Anna Wolff se puso de pie.

—Bueno, para empezar, nos han informado de una denuncia sobre una persona desaparecida. Un tal Cornelius Tamm.

—¿El cantante? —preguntó Fabel.

—Ése mismo. Me temo que es un poco anterior a mi época. Nos hemos enterado de ello porque Tamm es contemporáneo de las otras víctimas. Desapareció hace tres días después de una actuación en Altona. Tampoco se encontró su furgoneta.

—¿Quién se ocupa de ello?

—He puesto a un equipo a cargo —dijo Maria Klee. Parecía tan cansada como Fabel—, con algunos de los agentes adicionales que nos han asignado. Les he dicho que probablemente estén buscando a la próxima víctima.

—¿Te encuentras bien? —preguntó Fabel—. Pareces destrozada.

—Estoy bien… Sólo tengo dolor de cabeza.

—¿Qué otras cosas hay? —Fabel se volvió hacia Anna.

—Hemos tratado de deducir de qué va todo esto —respondió Anna Wolff con una sonrisa—. ¿Acaso Franz
el Rojo
Mülhaus, supuestamente muerto hace veinte años, ha regresado de la tumba? Bueno, tal vez sí. He revisado todos los datos que tenemos sobre Mülhaus, así como recortes de prensa de aquella época. —Anna hizo una pausa y hojeó la carpeta que tenía delante, sobre la mesa—. Tal vez Franz
el Rojo
haya regresado para vengarse bajo la forma de su hijo. Mülhaus no estaba solo en aquel andén de Nordenham. Tenía a su lado a su novia, Michaela Schwenn, con quien mantenía una relación estable, y al hijo de ambos, que tenía diez años. El muchacho lo vio todo. Vio morir a su padre y a su madre.

Fabel sintió un cosquilleo en la nuca, pero sólo dijo:

—Eso no significa que su hijo haya salido a vengarse.

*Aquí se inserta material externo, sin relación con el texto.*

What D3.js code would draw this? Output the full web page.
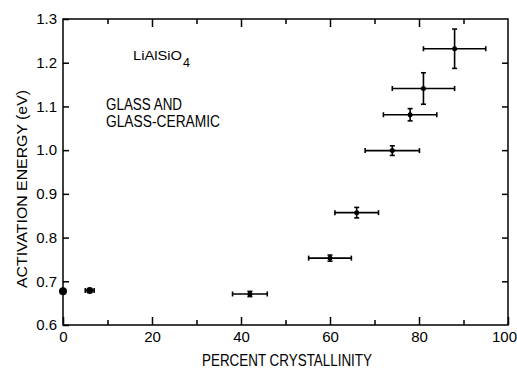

—Según los agentes de la GSG9 que estuvieron en la escena, la última palabra de Mülhaus antes de morir fue «traidores». Estos asesinatos no son ataques psicóticos sin motivo,
chef
. Todo esto es una venganza. Una deuda de sangre. —Anna hizo otra pausa. Podía verse la insinuación de una sonrisa jugando en las comisuras de sus labios rojos y carnosos.

—De acuerdo… —suspiró Fabel—. Adelante. Es evidente que estás por dar un golpe maestro…

La sonrisa de Anna se hizo más amplia. Señaló la fotografía en blanco y negro de Mülhaus que colgaba del tablero de la investigación.

—Es extraño, ¿verdad?, la forma en que algunas imágenes se convierten en iconos. La manera en que relacionamos automáticamente una imagen con una persona y a esa persona con una época y un lugar, con una idea…

Fabel hizo un gesto de impaciencia y Anna continuó.

—Recuerdo lo impresionada que quedé al ver una fotografía de Ulrike Meinhof antes de que se convirtiera en una terrorista de pelo desgreñado y téjanos. Era de ella y su marido en una pista de carreras. Estaba vestida como una típica y recatada Hausfrau de los años sesenta. Antes de que se radicalizara. Eso me hizo pensar y busqué otras fotografías de Mülhaus. Como saben, son muy escasas. Esta imagen que tenemos aquí es la que conocemos, la que se usó en los carteles de la policía en los años ochenta. Es en blanco y negro, pero podemos ver que el pelo de Mülhaus es realmente oscuro. Negro. Pero luego recordé las fotografías de Andreas Baader de 1972, cuando lo arrestaron. Llevaba el pelo teñido de rubio ceniza.